My visions of canoodling on deserted beaches and romping in azure water with Husband vanished, replaced by images of me sitting in a sweaty hotel dining room ordering yet another round of chicken nuggets while my children argued about how unfair it was that his portion of french fries was bigger.  My romantic vacation had morphed into…a family trip.

But I couldn’t let go of the dream, so Husband and I scraped together enough frequent flyer miles for four plane tickets, found a resort with a free “kids’ club,” ignored the coup, prayed the ocean waters wouldn’t rise too high too fast, and counted the days until we left.  When I told Liam where we were going, his response demonstrated the deep appreciation for other cultures that he’s developed in our time abroad: please please tell me there aren’t any museums or history that we have to look at?

Lovely. So mature and with such a global curiosity. Sigh.

As we flew towards Maale, where we’d get a speed boat transfer to our hotel, I warned myself not to expect too much. We were traveling with kids and we were staying at a Holiday Inn.  There was no way I was having the glam Maldives vacation I’d dreamed about – but even so, I told myself, I was still going to the Maldives.

Here’s what I discovered when we got to the Holiday Inn. Holiday Inn Kandooma has about as much relation to your highway rest-stop Holiday Inn as I do to Angelina Jolie.  Angelina and I are both women but after that… This Holiday Inn sure wasn’t the Holiday Inn of downtown Dubuque.

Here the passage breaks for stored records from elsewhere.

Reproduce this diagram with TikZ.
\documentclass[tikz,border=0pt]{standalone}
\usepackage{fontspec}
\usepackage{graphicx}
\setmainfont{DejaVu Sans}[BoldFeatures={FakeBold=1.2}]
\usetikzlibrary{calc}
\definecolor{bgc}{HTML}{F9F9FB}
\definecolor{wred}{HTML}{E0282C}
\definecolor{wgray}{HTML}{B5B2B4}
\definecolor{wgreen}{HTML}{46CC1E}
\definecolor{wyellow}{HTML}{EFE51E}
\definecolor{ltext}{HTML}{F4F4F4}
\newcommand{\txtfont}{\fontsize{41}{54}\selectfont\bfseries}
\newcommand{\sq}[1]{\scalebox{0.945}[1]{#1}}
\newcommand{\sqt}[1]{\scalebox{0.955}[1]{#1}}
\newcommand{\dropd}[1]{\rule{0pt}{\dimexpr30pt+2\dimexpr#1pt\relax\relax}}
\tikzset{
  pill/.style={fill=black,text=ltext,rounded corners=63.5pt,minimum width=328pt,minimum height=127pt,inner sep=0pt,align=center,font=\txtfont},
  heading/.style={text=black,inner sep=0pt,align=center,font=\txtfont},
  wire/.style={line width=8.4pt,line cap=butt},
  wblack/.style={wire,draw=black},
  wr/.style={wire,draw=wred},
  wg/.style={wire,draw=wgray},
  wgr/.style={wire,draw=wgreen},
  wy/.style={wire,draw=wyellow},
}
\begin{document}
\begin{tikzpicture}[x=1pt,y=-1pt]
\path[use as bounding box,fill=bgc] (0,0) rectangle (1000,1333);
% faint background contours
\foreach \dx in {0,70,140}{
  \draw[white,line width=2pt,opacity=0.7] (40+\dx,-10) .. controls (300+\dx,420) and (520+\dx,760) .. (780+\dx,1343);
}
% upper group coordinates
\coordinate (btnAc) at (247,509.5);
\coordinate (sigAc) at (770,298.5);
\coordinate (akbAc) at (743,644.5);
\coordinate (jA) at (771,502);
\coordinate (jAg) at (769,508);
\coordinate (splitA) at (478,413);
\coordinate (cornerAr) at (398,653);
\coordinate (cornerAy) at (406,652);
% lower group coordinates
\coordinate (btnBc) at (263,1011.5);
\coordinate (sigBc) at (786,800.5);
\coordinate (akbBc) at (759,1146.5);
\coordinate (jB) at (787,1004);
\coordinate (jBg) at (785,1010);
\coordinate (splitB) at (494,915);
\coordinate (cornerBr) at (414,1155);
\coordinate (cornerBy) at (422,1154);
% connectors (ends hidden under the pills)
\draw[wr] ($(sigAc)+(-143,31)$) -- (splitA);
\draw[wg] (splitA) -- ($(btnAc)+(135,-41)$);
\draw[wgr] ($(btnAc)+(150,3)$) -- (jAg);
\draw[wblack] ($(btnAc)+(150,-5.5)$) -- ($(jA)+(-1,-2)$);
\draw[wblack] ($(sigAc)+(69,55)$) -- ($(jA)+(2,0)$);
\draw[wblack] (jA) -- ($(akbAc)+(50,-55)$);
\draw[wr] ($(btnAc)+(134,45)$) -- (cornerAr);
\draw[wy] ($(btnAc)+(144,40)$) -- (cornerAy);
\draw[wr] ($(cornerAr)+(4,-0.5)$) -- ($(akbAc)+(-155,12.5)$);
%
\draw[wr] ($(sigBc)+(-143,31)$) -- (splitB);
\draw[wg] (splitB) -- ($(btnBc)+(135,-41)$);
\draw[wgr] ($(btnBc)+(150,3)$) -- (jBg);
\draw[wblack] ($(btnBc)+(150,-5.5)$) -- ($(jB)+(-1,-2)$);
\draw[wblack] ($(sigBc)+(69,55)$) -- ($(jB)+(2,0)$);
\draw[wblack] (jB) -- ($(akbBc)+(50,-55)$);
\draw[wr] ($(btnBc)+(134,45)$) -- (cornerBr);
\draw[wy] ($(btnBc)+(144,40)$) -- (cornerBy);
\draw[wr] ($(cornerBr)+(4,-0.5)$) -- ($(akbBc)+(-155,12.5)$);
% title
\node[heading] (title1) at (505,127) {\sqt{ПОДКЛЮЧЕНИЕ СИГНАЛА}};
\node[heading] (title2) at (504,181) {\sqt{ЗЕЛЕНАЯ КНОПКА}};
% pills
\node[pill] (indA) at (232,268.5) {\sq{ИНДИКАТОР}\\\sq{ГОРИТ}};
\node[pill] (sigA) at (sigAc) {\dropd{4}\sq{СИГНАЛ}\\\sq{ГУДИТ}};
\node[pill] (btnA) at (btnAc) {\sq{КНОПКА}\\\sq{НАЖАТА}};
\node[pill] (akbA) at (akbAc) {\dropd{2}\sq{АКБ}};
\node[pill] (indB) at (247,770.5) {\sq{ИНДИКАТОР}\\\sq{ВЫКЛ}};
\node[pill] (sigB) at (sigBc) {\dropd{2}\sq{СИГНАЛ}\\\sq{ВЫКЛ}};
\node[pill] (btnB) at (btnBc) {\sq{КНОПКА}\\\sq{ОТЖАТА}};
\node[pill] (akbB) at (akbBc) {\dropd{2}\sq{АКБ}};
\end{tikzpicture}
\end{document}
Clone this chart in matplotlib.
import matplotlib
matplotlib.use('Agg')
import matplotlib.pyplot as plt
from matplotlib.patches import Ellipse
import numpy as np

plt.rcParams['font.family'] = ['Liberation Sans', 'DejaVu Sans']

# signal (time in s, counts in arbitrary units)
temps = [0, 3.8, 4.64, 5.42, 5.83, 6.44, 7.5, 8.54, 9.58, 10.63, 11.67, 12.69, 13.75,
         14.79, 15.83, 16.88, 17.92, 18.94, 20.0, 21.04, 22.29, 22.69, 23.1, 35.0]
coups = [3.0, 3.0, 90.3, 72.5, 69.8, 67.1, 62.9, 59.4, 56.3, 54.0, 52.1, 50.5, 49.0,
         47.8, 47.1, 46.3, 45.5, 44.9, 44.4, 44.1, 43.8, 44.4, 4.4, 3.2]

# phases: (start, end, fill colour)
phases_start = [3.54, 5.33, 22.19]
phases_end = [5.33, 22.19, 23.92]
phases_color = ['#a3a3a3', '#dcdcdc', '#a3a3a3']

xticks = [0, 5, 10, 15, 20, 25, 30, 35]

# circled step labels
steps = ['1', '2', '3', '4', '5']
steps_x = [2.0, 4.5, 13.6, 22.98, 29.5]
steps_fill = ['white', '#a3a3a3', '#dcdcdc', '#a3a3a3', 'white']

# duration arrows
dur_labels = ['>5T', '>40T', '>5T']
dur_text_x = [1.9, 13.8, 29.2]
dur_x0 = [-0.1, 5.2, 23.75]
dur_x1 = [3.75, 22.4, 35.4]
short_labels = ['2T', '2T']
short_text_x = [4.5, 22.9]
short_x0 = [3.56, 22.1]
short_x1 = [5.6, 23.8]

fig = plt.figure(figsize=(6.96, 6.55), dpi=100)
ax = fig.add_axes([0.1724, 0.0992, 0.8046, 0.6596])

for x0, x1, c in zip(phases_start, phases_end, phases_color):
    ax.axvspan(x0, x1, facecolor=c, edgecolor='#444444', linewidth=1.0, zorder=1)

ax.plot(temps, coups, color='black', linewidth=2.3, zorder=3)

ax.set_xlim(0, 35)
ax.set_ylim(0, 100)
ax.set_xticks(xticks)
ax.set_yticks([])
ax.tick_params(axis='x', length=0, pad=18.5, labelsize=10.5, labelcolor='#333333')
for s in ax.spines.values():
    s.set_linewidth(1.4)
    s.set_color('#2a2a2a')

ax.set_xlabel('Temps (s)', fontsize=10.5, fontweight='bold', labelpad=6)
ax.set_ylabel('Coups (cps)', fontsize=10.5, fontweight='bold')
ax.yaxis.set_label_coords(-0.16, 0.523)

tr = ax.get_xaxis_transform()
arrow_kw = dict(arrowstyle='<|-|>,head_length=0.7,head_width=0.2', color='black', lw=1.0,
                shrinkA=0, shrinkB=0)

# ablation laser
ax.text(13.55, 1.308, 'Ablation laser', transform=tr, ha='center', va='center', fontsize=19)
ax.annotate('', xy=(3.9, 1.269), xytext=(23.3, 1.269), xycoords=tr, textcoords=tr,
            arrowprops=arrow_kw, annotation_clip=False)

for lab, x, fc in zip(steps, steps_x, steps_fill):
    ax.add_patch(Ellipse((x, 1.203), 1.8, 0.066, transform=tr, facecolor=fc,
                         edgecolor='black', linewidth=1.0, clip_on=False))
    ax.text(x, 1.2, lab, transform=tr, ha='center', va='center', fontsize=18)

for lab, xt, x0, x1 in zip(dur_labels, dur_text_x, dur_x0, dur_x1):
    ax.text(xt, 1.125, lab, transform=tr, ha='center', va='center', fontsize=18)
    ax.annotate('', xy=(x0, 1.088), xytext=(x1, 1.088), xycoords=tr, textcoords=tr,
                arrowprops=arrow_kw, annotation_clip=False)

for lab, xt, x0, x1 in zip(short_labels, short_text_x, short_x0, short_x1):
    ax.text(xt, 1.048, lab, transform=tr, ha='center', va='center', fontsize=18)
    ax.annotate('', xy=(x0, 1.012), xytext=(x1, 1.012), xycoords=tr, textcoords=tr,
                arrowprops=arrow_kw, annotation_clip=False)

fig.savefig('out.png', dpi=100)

We took our shoes off when we got on the boat at the airport and didn’t put them back on until we left.  We seemed to have checked into Holiday Inn, Paradise Division.  My deliberately lowered expectations were crushed: no sweaty dining rooms, no mildewy hotel room, no beach littered with plastic water toys.

Just…this:

 I swear I’ve not fiddled with this picture in any way. That’s just the color (or some of the colors) of the water.  We snorkeled and swam and stared at the water; there were pina coladas for some of us and orange soda for others; there wasn’t a chicken nugget in sight. Bliss.

We might owe a small apology to the canoodling couples sharing the resort, however. Our kids aren’t in the “oh what a cute toddler” stage, and they’re not yet sullen teen-agers content to loll in the sun far away from their parents.  Nope.  Our kids were interested in the fish and other water creatures they could see as they snorkeled off the beach – a great thing, unless you happened to be standing in the tranquil water, deep in a passionate embrace , only to hear:  MOM LOOK A FISH! A BIG BLUE FISH! NO, COME LOOK, IT’S A MANTA RAY, I SAW IT! THAT’S NOT A MANTA RAY, IDIOT, THAT’S A ROCK. IT’S NOT A ROCK, IT’S A RAY. MOM, LOOK, A RAY! IT’S A ROCK, STUPID. IT’S NOT, I SAW IT SWIMMING AND HE SAID I WAS STUPID, MOM.

Yeah. Sorry about that, folks. See what happens when you make the sexy? You end up with children whose loudness escalates with their joy.

It was four days of perfect.

And then it was over. Beach treasures wrapped up for safe-keeping, damp bathing suits wadded into plastic bags to molder in the luggage, feet shoved into unfamiliar shoes.

Maldives. Say it with me: maldeeeevessss.  I think it translates to “you can in fact have a vacation with your children.”

I don’t know if the Maldivian ex-president will be able to return to his country, but I know that we will.